The sad story of our hyper individualised lives is that we no longer care about anyone apart from our immediate family members. The wide gulf between the incident and our own spatial positioning seem to deeply entrench this feeling of staying purposefully aloof from the entire episode.

Has the notion of citizenship completely failed in India? The state is the obvious culprit and we all then are free to do what we have always liked doing, cast aspersions on others and thereby see to it that you come out sans any blemish.

The fact is that for all our boisterous claims of being a progressive, forward-looking democracy, we remain a deeply casteist society which only thinks through the prism of a parochial mindset. A casteist society like ours can never be able to realise the dream of everyone being able to call themselves as Indian citizens in its truest sense.

The quotidian violence in the lives of Dalits, both physical as well as psychological, will constantly act as a hindrance to achieve the dream of living in a social democracy.

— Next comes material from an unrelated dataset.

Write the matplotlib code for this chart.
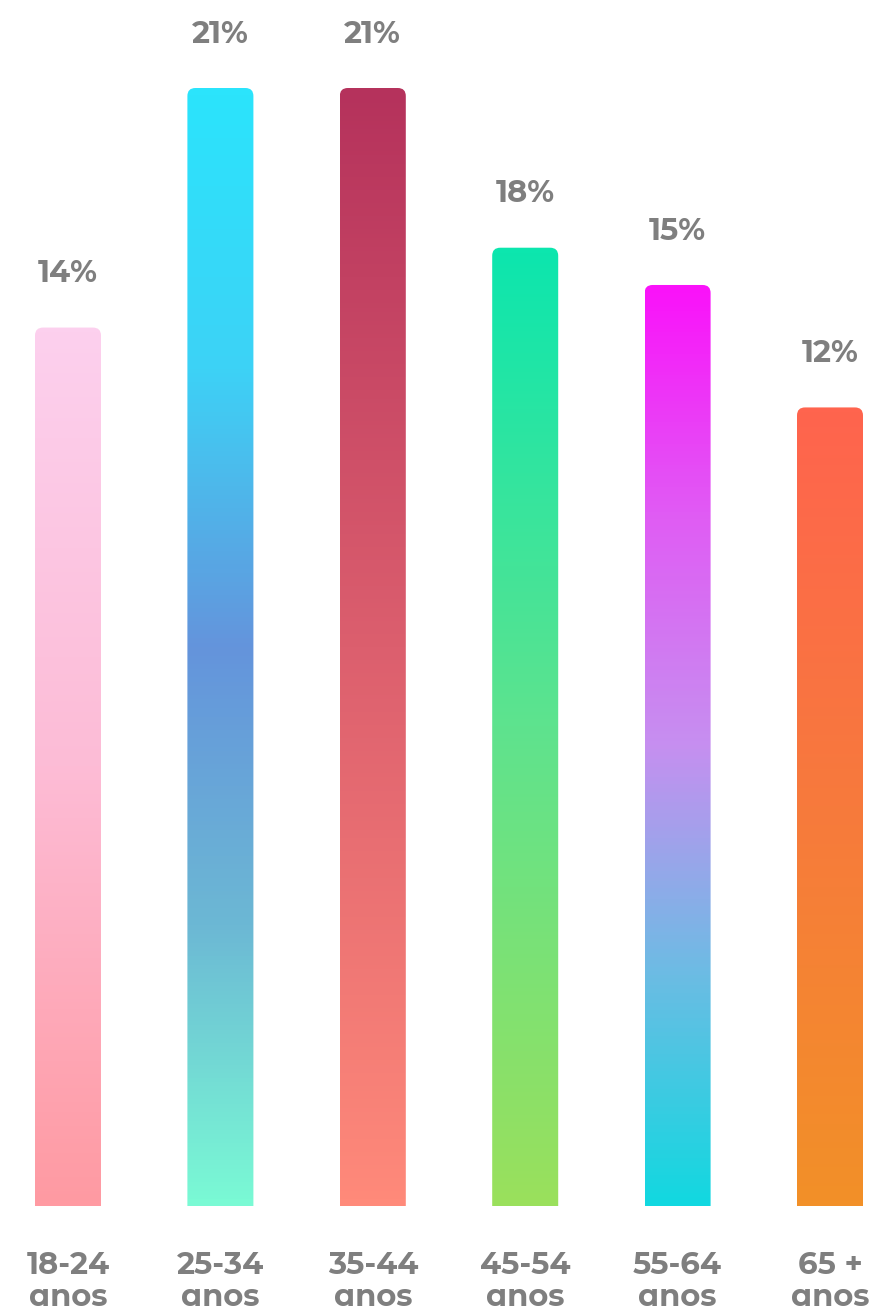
import matplotlib.pyplot as plt
import numpy as np
from matplotlib.colors import LinearSegmentedColormap
from matplotlib.patches import FancyBboxPatch

# age groups, shares printed above bars, and the bar lengths as drawn in the source
groups = ['18-24\nanos', '25-34\nanos', '35-44\nanos', '45-54\nanos', '55-64\nanos', '65 +\nanos']
shares = [14, 21, 21, 18, 15, 12]
bar_heights = [16.5, 21, 21, 18, 17.3, 15]

# gradient stops, top -> bottom
gradients = [
    ['#fcd0ee', '#fdbcd6', '#ff9aa2'],
    ['#2be4fc', '#3dd2f6', '#6494dc', '#6cb8d4', '#7afad4'],
    ['#b5325c', '#dc5f6e', '#ff8a7a'],
    ['#0ce6ae', '#5ee38e', '#9ae05c'],
    ['#fa12fa', '#e05cf4', '#c68ff0', '#6cbce4', '#12d8e0'],
    ['#ff644e', '#f77a3c', '#f29028'],
]

GRAY = '#7f7f7f'
FONT = ['Montserrat Alternates', 'Poppins', 'DejaVu Sans']

fig = plt.figure(figsize=(8.86, 13.11), dpi=100)
W, H = 886, 1311
base_px, top_px = 1206, 88          # pixel rows of 0 and 21 (from top)
ax = fig.add_axes([0, (H - base_px) / H, 1, (base_px - top_px) / H])

spacing = 152.4                      # px between bar centres
x0 = -68 / spacing
ax.set_xlim(x0, x0 + W / spacing)
ax.set_ylim(0, 21)
ax.axis('off')

px_per_unit = (base_px - top_px) / 21
width = 66 / spacing
r_x = 8 / spacing
r_y = 8 / px_per_unit

for i, (h, stops) in enumerate(zip(bar_heights, gradients)):
    cmap = LinearSegmentedColormap.from_list(f'g{i}', stops)
    grad = np.linspace(0, 1, 256).reshape(-1, 1)
    left = i - width / 2
    im = ax.imshow(grad, cmap=cmap, aspect='auto', origin='upper',
                   extent=(left, left + width, 0, h), interpolation='bilinear', zorder=2)
    clip = FancyBboxPatch((left, -1), width, h + 1,
                          boxstyle=f'round,pad=0,rounding_size={r_x}',
                          mutation_aspect=r_y / r_x, transform=ax.transData,
                          fc='none', ec='none')
    ax.add_patch(clip)
    im.set_clip_path(clip)

    ax.annotate(f'{shares[i]}%', (i, h), xytext=(0, 54), textcoords='offset pixels',
                ha='center', va='center', fontsize=22, fontweight='bold',
                color=GRAY, family=FONT, annotation_clip=False)

    ax.text(i, -44 / px_per_unit, groups[i], ha='center', va='top',
            fontsize=22, fontweight='bold', color=GRAY, family=FONT,
            linespacing=1.13, clip_on=False)

fig.savefig('out.png', dpi=100)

Sadly, the routine violence in their already emasculated lives has got normalised. It almost makes one feel that this has happened to them for centuries and hence, the eerie silence is justified.

As the architect of our Constitution, BR Ambedkar had rightly pointed out that we had achieved political democracy but it would not matter much if we didn't manage to complete the christening of social and economic democracy.

This prescient remark still keeps haunting us even after nearly 70 years of independence. It should act as a template for what Akeel Bilgrami would call "a socially unalienable life" that works on the principle of "Nobody in society is well off if someone is badly off". The quest for justice might seem elusive but it is never too late for self introspection.